*** Exercise data ***

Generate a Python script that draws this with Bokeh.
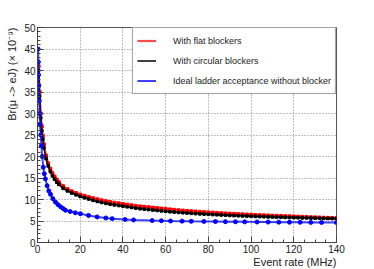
from bokeh.plotting import figure
from bokeh.models import Range1d, Legend, LegendItem, SingleIntervalTicker, Title
from bokeh.embed import file_html
from bokeh.resources import INLINE

# ---- data ----
rate_grid = [0.5, 1, 1.5, 2, 2.5, 3, 4, 5, 6, 7, 8, 9, 10, 12, 14, 16, 18, 20,
             22, 24, 26, 28, 30, 32, 34, 36, 38, 40, 42, 44, 46, 48, 50, 52, 54,
             56, 58, 60, 62, 64, 66, 68, 70, 72, 74, 76, 78, 80, 82, 84, 86, 88,
             90, 92, 94, 96, 98, 100, 102, 104, 106, 108, 110, 112, 114, 116,
             118, 120, 122, 124, 126, 128, 130, 132, 134, 136, 138, 140]

flat_br = [41, 35, 30, 27, 24.8, 22.8, 20.2, 18.4, 17.1, 16.1, 15.3, 14.6, 14.0,
           13.1, 12.4, 11.9, 11.5, 11.15, 10.85, 10.55, 10.3, 10.05, 9.8, 9.6,
           9.4, 9.25, 9.1, 8.95, 8.8, 8.65, 8.5, 8.4, 8.3, 8.2, 8.1, 8.0, 7.9,
           7.8, 7.7, 7.6, 7.5, 7.42, 7.35, 7.27, 7.2, 7.13, 7.06, 7.0, 6.94,
           6.88, 6.82, 6.76, 6.7, 6.65, 6.6, 6.55, 6.5, 6.45, 6.4, 6.36, 6.32,
           6.28, 6.24, 6.2, 6.16, 6.12, 6.08, 6.04, 6.0, 5.96, 5.92, 5.88, 5.84,
           5.8, 5.76, 5.72, 5.68, 5.65]

circ_br = [40, 34, 29, 26, 24, 22, 19.5, 17.8, 16.5, 15.5, 14.7, 14.0, 13.5,
           12.6, 12.0, 11.5, 11.1, 10.7, 10.4, 10.1, 9.8, 9.55, 9.3, 9.1, 8.9,
           8.75, 8.6, 8.45, 8.3, 8.15, 8.0, 7.85, 7.75, 7.65, 7.55, 7.45, 7.35,
           7.25, 7.15, 7.07, 7.0, 6.92, 6.85, 6.78, 6.72, 6.66, 6.6, 6.55, 6.5,
           6.45, 6.4, 6.35, 6.3, 6.26, 6.22, 6.18, 6.14, 6.1, 6.06, 6.03, 6.0,
           5.96, 5.93, 5.9, 5.87, 5.84, 5.81, 5.78, 5.76, 5.73, 5.71, 5.68,
           5.66, 5.63, 5.61, 5.59, 5.57, 5.55]

ideal_rate = [0.3, 0.4, 0.5, 0.6, 0.8, 1.0, 1.2, 1.5, 1.8, 2.2, 2.7, 3.2, 3.7,
              4.5, 5.3, 6.1, 7.2, 8.4, 9.6, 10.8, 12.0, 13.1, 15.3, 17.7, 20.1,
              23.9, 27.9, 32, 35, 41, 45, 53.7, 58, 62.3, 67.7, 72, 77.9, 83.3,
              88, 92.7, 97, 102.8, 108, 113, 118, 123, 128, 133, 140]
ideal_br = [45, 42, 39, 36.5, 33, 30, 27.5, 25, 22.5, 20, 17.5, 16, 14.8, 13.2,
            12.0, 11.2, 10.2, 9.4, 8.8, 8.3, 7.9, 7.5, 7.2, 6.9, 6.7, 6.3, 5.95,
            5.7, 5.55, 5.35, 5.25, 5.1, 5.05, 5.0, 4.97, 4.93, 4.9, 4.87, 4.84,
            4.82, 4.8, 4.77, 4.75, 4.73, 4.71, 4.7, 4.68, 4.67, 4.65]

labels = ["With flat blockers", "With circular blockers",
          "Ideal ladder acceptance without blocker"]
x_label = "Event rate (MHz)"
y_label = "Br(\u03bc -> eJ) (\u00d7 10\u207b\u2079)"

FONT = "Liberation Sans"

p = figure(width=374, height=269, output_backend="svg", toolbar_location=None,
           x_range=Range1d(0, 140), y_range=Range1d(0, 50),
           min_border_left=37, min_border_right=38, min_border_top=27,
           min_border_bottom=27)
p.background_fill_color = "white"
p.border_fill_color = "white"
p.outline_line_color = "#555555"
p.outline_line_width = 1

# grid
for g in (p.xgrid, p.ygrid):
    g.grid_line_color = "#808080"
    g.grid_line_dash = "1 2"
    g.grid_line_width = 1

p.xaxis.ticker = SingleIntervalTicker(interval=20, num_minor_ticks=4)
p.yaxis.ticker = SingleIntervalTicker(interval=5, num_minor_ticks=5)
p.xgrid.ticker = p.xaxis.ticker
p.ygrid.ticker = p.yaxis.ticker

for ax in (p.xaxis, p.yaxis):
    ax.major_tick_in = 6
    ax.major_tick_out = 0
    ax.minor_tick_in = 3
    ax.minor_tick_out = 0
    ax.major_tick_line_color = "#444444"
    ax.minor_tick_line_color = "#444444"
    ax.axis_line_color = "#444444"
    ax.major_label_text_font = FONT
    ax.major_label_text_font_size = "10px"
    ax.major_label_text_color = "#222222"
    ax.major_label_standoff = 2

# axis titles, right/top aligned as in the reference
p.add_layout(Title(text=x_label, align="right", standoff=-3,
                   text_font=FONT, text_font_size="11px",
                   text_font_style="normal", text_color="#222222"), "below")
p.add_layout(Title(text=y_label, align="right", standoff=7,
                   text_font=FONT, text_font_size="11px",
                   text_font_style="normal", text_color="#222222"), "left")

r1 = p.line(rate_grid, flat_br, line_color="#ff0000", line_width=2.2, line_alpha=0.7)
p.scatter(rate_grid, flat_br, marker="square", size=3, color="#ff0000")
r2 = p.line(rate_grid, circ_br, line_color="black", line_width=1.5)
p.scatter(rate_grid, circ_br, marker="square", size=2.6, color="black")
r3 = p.line(ideal_rate, ideal_br, line_color="#0000ff", line_width=2, line_alpha=0.75)
p.scatter(ideal_rate, ideal_br, marker="circle", size=4, color="#0000ff")

# small dots for the legend entries only
d1 = p.scatter([], [], marker="dot", size=10, color="#ff0000", line_width=2)
d2 = p.scatter([], [], marker="dot", size=10, color="black", line_width=2)
d3 = p.scatter([], [], marker="dot", size=10, color="#0000ff", line_width=2)

legend = Legend(items=[LegendItem(label=labels[0], renderers=[r1, d1]),
                       LegendItem(label=labels[1], renderers=[r2, d2]),
                       LegendItem(label=labels[2], renderers=[r3, d3])],
                location="top_right", margin=0, padding=4, spacing=3,
                glyph_width=19, glyph_height=17, label_height=17,
                label_standoff=17, label_text_font=FONT,
                label_text_font_size="9px", label_text_color="#222222",
                border_line_color="#444444", border_line_width=1,
                background_fill_color="white", background_fill_alpha=1)
p.add_layout(legend, "center")

open("out.html", "w").write(file_html(p, INLINE))
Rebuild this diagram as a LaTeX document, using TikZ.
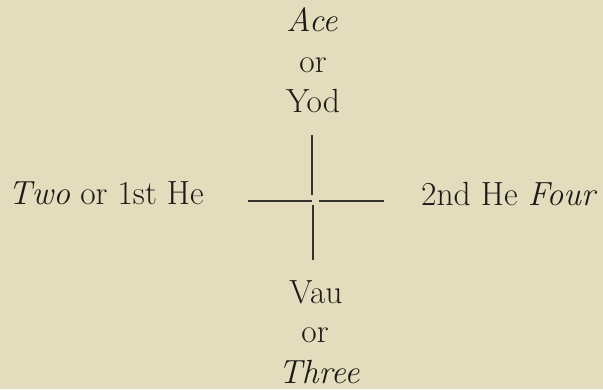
\documentclass[tikz,border=0pt]{standalone}
\definecolor{paper}{RGB}{227,221,190}
\definecolor{ink}{RGB}{30,27,22}
\begin{document}
\begin{tikzpicture}[x=1pt,y=-1pt,
  lbl/.style={inner sep=0pt,anchor=base,text=ink,font=\fontsize{33.5}{38}\selectfont},
  lblw/.style={lbl,anchor=base west},
  bar/.style={draw=ink!90,line width=1.1pt}]
\fill[paper] (0,0) rectangle (603,389);
\useasboundingbox (0,0) rectangle (603,389);
\node[lbl] (ace) at (312,31) {\textit{Ace}};
\node[lbl] (or1) at (313,72) {or};
\node[lbl] (yod) at (313,112) {Yod};
\node[lbl] (vau) at (316,303) {Vau};
\node[lbl] (or2) at (315,342) {or};
\node[lbl] (three) at (319,383) {\textit{Three}};
\node[lblw] (two) at (8,204) {\textit{Two} or 1st He};
\node[lblw] (four) at (421,205) {2nd He \textit{Four}};
\coordinate (vt) at (312,135);
\coordinate (vtb) at (312,195);
\coordinate (vbt) at (313,205);
\coordinate (vb) at (313,260);
\coordinate (hl) at (248,201);
\coordinate (hlr) at (312,201);
\coordinate (hrl) at (319,201);
\coordinate (hr) at (384,201);
\draw[bar] (vt) -- (vtb);
\draw[bar] (vbt) -- (vb);
\draw[bar] (hl) -- (hlr);
\draw[bar] (hrl) -- (hr);
\end{tikzpicture}
\end{document}
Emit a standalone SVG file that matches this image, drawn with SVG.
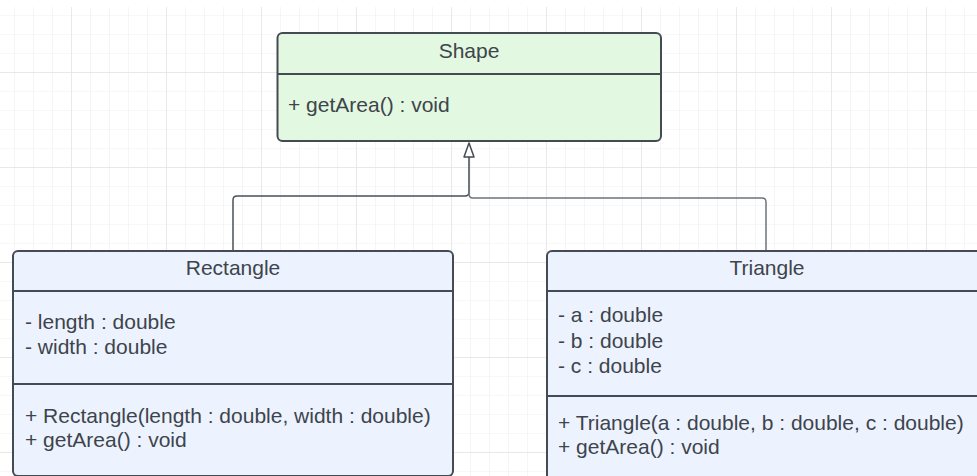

***

▶ _Problem requirements_
Exactly and only the lines from the top of the records down to the line containing "from bokeh.resources import INLINE" should be transcribed, please, without the pictures.

▶ _Solution below_
Generate a Python script that draws this with Bokeh.
from bokeh.plotting import figure
from bokeh.models import Range1d, Legend, LegendItem, SingleIntervalTicker, Title
from bokeh.embed import file_html
from bokeh.resources import INLINE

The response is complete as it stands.